Родной голос | страница 29
Вечер успокаивал душу, угасающая заря навевала грустные думы, и, глядя на Виви, все думал я о судьбе сибирских рек — Лене и Енисее. Есть еще и такая река — Мана, по красоте и величине она может сравниться с Чусовой-рекой и со многими красивейшими горными реками нашей страны. Она течет встречь Енисею и верстах в пяти впадает в него выше моего родного села, сделав перед этим шестнадцатикилометровый крюк. Возле порога и места, названного Соломенным, стоит гавань, как ловушка, как удавка реки. Стоит с тридцатого года. Тогда и начался на этой реке молевой сплав, и продолжается он по сей день. Уже обрублено все, уже хлам плывет по сравнению с тем лесом, который рубили в первые пятилетки, уже не бывает летами воды в реке, и из-за нехватки рабочей силы загоняют в реку бульдозеры, то с разрешения, то тайком пихают древесину к гавани, где она, обсохшая, преет до осенней воды.

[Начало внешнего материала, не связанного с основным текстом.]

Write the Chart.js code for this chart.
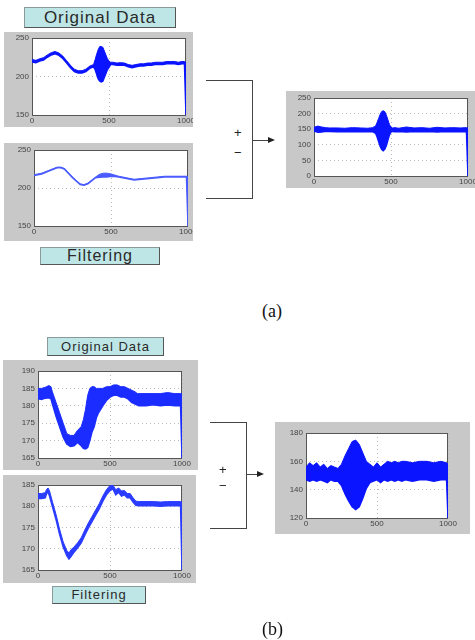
<!DOCTYPE html>
<html>
<head>
<meta charset="utf-8">
<script src="https://cdn.jsdelivr.net/npm/chart.js@4.4.1/dist/chart.umd.min.js"></script>
<style>
  body { margin: 0; background: #fff; width: 475px; height: 640px; position: relative; overflow: hidden; font-family: "Liberation Sans", Arial, sans-serif; }
  canvas { position: absolute; background: #c8c8c8; }
  .tag { position: absolute; background: #bfe6e6; border: 1px solid #8a9a9a; border-right-color: #555; border-bottom-color: #555; color: #2a2a2a; text-align: center; box-sizing: border-box; letter-spacing: 1px; }
  .ln { position: absolute; background: #444; }
  .sign { position: absolute; font-size: 13px; color: #222; line-height: 1; }
  .cap { position: absolute; font-family: "Liberation Serif", "Times New Roman", serif; font-size: 18px; color: #111; }
</style>
</head>
<body>

<div class="tag" style="left:24px;top:7px;width:152px;height:21px;font-size:17px;line-height:19px;">Original Data</div>
<canvas id="a1" width="189" height="95" style="left:4px;top:32px;"></canvas>
<canvas id="a2" width="189" height="98" style="left:4px;top:143px;"></canvas>
<div class="tag" style="left:40px;top:247px;width:120px;height:18px;font-size:16px;line-height:16px;">Filtering</div>
<canvas id="a3" width="189" height="97" style="left:286px;top:91px;"></canvas>

<div class="ln" style="left:206px;top:80px;width:47px;height:1px;"></div>
<div class="ln" style="left:252px;top:80px;width:1px;height:119px;"></div>
<div class="ln" style="left:206px;top:198px;width:47px;height:1px;"></div>
<div class="ln" style="left:252px;top:140px;width:17px;height:1px;"></div>
<div style="position:absolute;left:268px;top:137px;width:0;height:0;border-top:3.5px solid transparent;border-bottom:3.5px solid transparent;border-left:7px solid #222;"></div>
<div class="sign" style="left:234px;top:126px;">+</div>
<div class="sign" style="left:234px;top:146px;">&minus;</div>
<div class="cap" style="left:262px;top:301px;">(a)</div>

<div class="tag" style="left:47px;top:337px;width:117px;height:19px;font-size:13px;line-height:17px;">Original Data</div>
<canvas id="b1" width="195" height="110" style="left:3px;top:360px;"></canvas>
<canvas id="b2" width="193" height="108" style="left:3px;top:475px;"></canvas>
<div class="tag" style="left:52px;top:586px;width:94px;height:18px;font-size:13px;line-height:16px;">Filtering</div>
<canvas id="b3" width="195" height="112" style="left:275px;top:422px;"></canvas>

<div class="ln" style="left:210px;top:422px;width:37px;height:1px;"></div>
<div class="ln" style="left:246px;top:422px;width:1px;height:107px;"></div>
<div class="ln" style="left:210px;top:528px;width:37px;height:1px;"></div>
<div class="ln" style="left:246px;top:474px;width:12px;height:1px;"></div>
<div style="position:absolute;left:257px;top:471px;width:0;height:0;border-top:3.5px solid transparent;border-bottom:3.5px solid transparent;border-left:7px solid #222;"></div>
<div class="sign" style="left:219px;top:463px;">+</div>
<div class="sign" style="left:219px;top:479px;">&minus;</div>
<div class="cap" style="left:262px;top:619px;">(b)</div>

<script>
// (a) original data: upper / lower edge of the blue trace
const a1X  = [0,25,50,75,100,125,150,175,200,225,250,275,300,325,350,375,400,410,420,430,440,450,460,470,480,490,500,510,525,550,575,600,625,650,675,700,725,750,775,800,825,850,875,900,925,950,975,990,1000];
const a1Hi = [222,221,223,224.5,228,231,232.5,230.5,226.5,220.5,214.5,209.5,207.5,207.5,209.5,213.5,215.5,222,229,235,239,239,238,233,228,223,220,218.5,218.5,217.5,218,217.5,215.5,214.5,215.5,216.5,216.5,217.5,217.5,218.5,218.5,218.5,219.5,219.5,219.5,218.5,219.5,219.5,218];
const a1Lo = [219,218,220,221.5,225,228,229.5,227.5,223.5,217.5,211.5,206.5,204.5,204.5,206.5,210.5,212.5,209,203,197,194,193,194,199,204,209,212,215.5,215.5,214.5,215,214.5,212.5,211.5,212.5,213.5,213.5,214.5,214.5,215.5,215.5,215.5,216.5,216.5,216.5,215.5,216.5,216.5,150];

// (a) filtering
const a2X  = [0,50,100,150,175,200,250,300,325,350,400,425,450,475,500,525,550,600,650,700,750,800,850,900,950,990,1000];
const a2Hi = [217.5,219.5,223.5,227.5,227.5,225.5,214.5,205.5,204.5,206.5,214.5,218,219.5,219.5,218.5,217,215.5,213.5,211.5,212.5,213.5,214.5,215.5,215.5,215.5,215.5,215];
const a2Lo = [216.5,218.5,222.5,226.5,226.5,224.5,213.5,204.5,203.5,205.5,213.5,214,214.5,214.5,215.5,215,214.5,212.5,210.5,211.5,212.5,213.5,214.5,214.5,214.5,214.5,150];

// (a) difference
const a3X  = [0,25,50,75,100,150,200,250,300,350,380,400,410,420,430,440,450,460,470,480,490,500,510,525,550,600,650,700,750,800,850,900,950,990,1000];
const a3Hi = [156,160,157,155,154,154,153,155,154,153,155,160,172,185,198,207,209,206,195,180,165,156,154,155,153,157,154,155,153,156,154,155,154,155,154];
const a3Lo = [144,140,141,143,143,142,143,142,143,142,142,137,125,110,95,85,81,86,98,115,132,141,143,142,143,141,143,142,143,141,143,142,143,142,0];

// (b) original data
const b1X  = [0,25,50,75,90,100,125,150,175,200,225,250,275,300,315,330,345,360,375,390,405,420,450,475,500,525,550,575,600,625,650,675,690,700,750,800,850,900,950,990,1000];
const b1Hi = [185,185,185.3,185.8,185.5,184,181,178,175,172,171.5,171.5,173,174,176,179,183,185,185.5,185.5,185,185,185,185.5,185.5,186,186,185.5,185.5,185,184.5,184,183.5,183.5,183.5,183.5,183.5,183.8,183.5,183.5,183.5];
const b1Lo = [182,181.8,182.2,182.3,182,180.5,177,174,171,169,168.3,168.5,169.5,168.5,167.8,167.6,168,170,172.5,174,176.5,178,180,181.5,182.5,183,183,182.5,182.5,182,181,180.5,180.2,180,180,180.3,180,180.2,180,180,165];

// (b) filtering
const b2X  = [0,25,50,60,70,80,100,125,150,175,200,215,230,250,275,300,325,350,375,400,425,450,475,500,520,540,560,580,600,620,640,660,680,700,750,800,850,900,950,990,1000];
const b2Hi = [183,183,183.2,184,184.3,183.6,181.1,178.1,174.6,171.6,169.6,169,169.8,170.4,171.4,172.6,174.4,176.1,177.6,179.1,180.6,182.4,183.9,184.9,185,183.9,184.3,183.6,183.7,183,183,182,181.2,181.1,181.1,181.1,181,181.1,181.1,181.1,181];
const b2Lo = [181.8,181.8,182,183,183.3,182.4,179.9,176.9,173.4,170.4,168.4,167.6,168.2,169.2,170.2,171.4,173.2,174.9,176.4,177.9,179.4,181.2,182.7,183.7,184.1,182.7,183.3,182.4,182.7,182,182,181,180.2,180.1,180.1,180.1,180,180.1,180.1,180.1,165];

// (b) difference
const b3X  = [0,25,50,75,100,125,150,175,200,225,250,275,300,325,350,375,400,425,450,475,500,525,550,575,600,625,650,675,700,750,800,850,900,950,990,1000];
const b3Hi = [156,159,157,159,156,158,155,157,156,155,158,164,169,174,175,172,166,160,158,156,159,156,158,160,159,160,159,160,160,159,160,160,159,160,159,158];
const b3Lo = [147,146,147,146,147,146,145,147,146,146,143,137,132,128,126,128,134,141,145,146,147,145,147,146,147,146,147,146,147,146,147,147,146,147,147,120];

const xTicks = [0, 500, 1000];

// white plot box + dark frame like the matlab axes
const axesBox = {
  id: "axesBox",
  beforeDraw: (chart) => {
    const a = chart.chartArea;
    const ctx = chart.ctx;
    ctx.save();
    ctx.fillStyle = "#fff";
    ctx.fillRect(a.left, a.top, a.right - a.left, a.bottom - a.top);
    ctx.restore();
  },
  beforeDatasetsDraw: (chart) => {
    const a = chart.chartArea;
    const ctx = chart.ctx;
    ctx.save();
    ctx.strokeStyle = "#555";
    ctx.lineWidth = 1;
    ctx.strokeRect(a.left + 0.5, a.top + 0.5, a.right - a.left - 1, a.bottom - a.top);
    ctx.restore();
  }
};

const tickFont = { family: "Liberation Sans", size: 8 };

const drawPanel = (id, xs, hi, lo, yMin, yMax, yStep, pad, color) => {
  new Chart(document.getElementById(id), {
    type: "line",
    data: {
      datasets: [
        { data: xs.map((x, i) => ({ x: x, y: hi[i] })), borderColor: color, borderWidth: 1, pointRadius: 0, fill: false },
        { data: xs.map((x, i) => ({ x: x, y: lo[i] })), borderColor: color, borderWidth: 1.5, pointRadius: 0, fill: "-1", backgroundColor: color }
      ]
    },
    options: {
      responsive: false,
      animation: false,
      events: [],
      plugins: { legend: { display: false }, tooltip: { enabled: false } },
      layout: { padding: { top: pad.top, right: pad.right, left: 0, bottom: 0 } },
      scales: {
        x: {
          type: "linear", min: 0, max: 1000,
          afterBuildTicks: (s) => { s.ticks = xTicks.map(v => ({ value: v })); },
          ticks: { font: tickFont, color: "#444", padding: 1, maxRotation: 0, callback: (v) => String(v) },
          grid: { color: "#bbb", drawTicks: false, tickLength: 0 },
          border: { display: false, dash: [1, 3] },
          afterFit: (s) => { s.height = pad.bottom; s.paddingLeft = 0; s.paddingRight = 0; }
        },
        y: {
          min: yMin, max: yMax,
          ticks: { stepSize: yStep, font: tickFont, color: "#444", padding: 3, callback: (v) => String(v) },
          grid: { color: "#bbb", drawTicks: false, tickLength: 0 },
          border: { display: false, dash: [1, 3] },
          afterFit: (s) => { s.width = pad.left; s.paddingTop = 0; s.paddingBottom = 0; }
        }
      }
    },
    plugins: [axesBox]
  });
};

drawPanel("a1", a1X, a1Hi, a1Lo, 150, 250, 50, { left: 28, top: 6, right: 7, bottom: 12 }, "#0a14ff");
drawPanel("a2", a2X, a2Hi, a2Lo, 150, 250, 50, { left: 30, top: 7, right: 5, bottom: 15 }, "#4a5cff");
drawPanel("a3", a3X, a3Hi, a3Lo, 0, 250, 50, { left: 28, top: 7, right: 7, bottom: 12 }, "#0a14ff");
drawPanel("b1", b1X, b1Hi, b1Lo, 165, 190, 5, { left: 35, top: 11, right: 16, bottom: 12 }, "#1a2cff");
drawPanel("b2", b2X, b2Hi, b2Lo, 165, 185, 5, { left: 35, top: 10, right: 14, bottom: 13 }, "#2a3cff");
drawPanel("b3", b3X, b3Hi, b3Lo, 120, 180, 20, { left: 31, top: 11, right: 22, bottom: 16 }, "#0a14ff");
</script>
</body>
</html>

Река убита, испорчена, доведена до полного инвалидного состояния. Почти исчезли по богатым ее берегам звери и птицы, рыбы местной нет. Потолкавшись возле плотины Красноярской ГЭС, пришедшая с низовьев Енисея рыба веснами заходит в Ману, чтоб освободиться от икры. Вымечет ее где-нито, потом плывущим лесом, водометным катером все эти жалкие нерестилища размичкает, размоет, уничтожит. Нынче на Мане пескаря поймаешь — радость, а в тридцать четвертом году я, десятилетний парнишка, возле кордона Сосновка за вечер примитивной удочкой-обманкой налавливал ведро хариуса, кормил нашу доблестную семейку досыта рыбой.
Что за бедствие, что за напасть на нашу землю? И все «борются» за чистоту и сохранность рек, лесов и атмосферы. «За землю, за волю, за лучшую долю», как пели мы в детстве.
Но зачем же бороться? Надо вести себя по-хозяйски и соответствовать великому званию — хозяин. И только. Не пили сук, на котором сидишь, не вреди себе, положи конец самоистреблению, ибо, мордуя природу, пуская ее с молотка, сам ты себе ведь подписываешь смертный приговор…
Вот и вечер наступил. Прохладный, звездный. Потемнела тайга, близь и даль сомкнулись. Стоит тайга недвижно и монолитно. Унялись чайки, только два деревца на седловине еще видны и догорают бездымно в едва тлеющем пятнышке зари, да речка внизу пошумливает, журчит, наговаривает сама с собой. Ей скоро отдыхать, скоро под лед уходить, до весны стихнуть, вот и хочет она наговориться, наплескаться, пожить вольной, беззаботной жизнью. Она не может знать, что где-то далеко-далеко, в тесных городах, в умных конторах, ей, притоку Нижней Тунгуски, тоже подписан приговор, и все, что плавает в ней, шуршит над нею, цветет и зеленеет, должно вместе с нею погаснуть и умереть.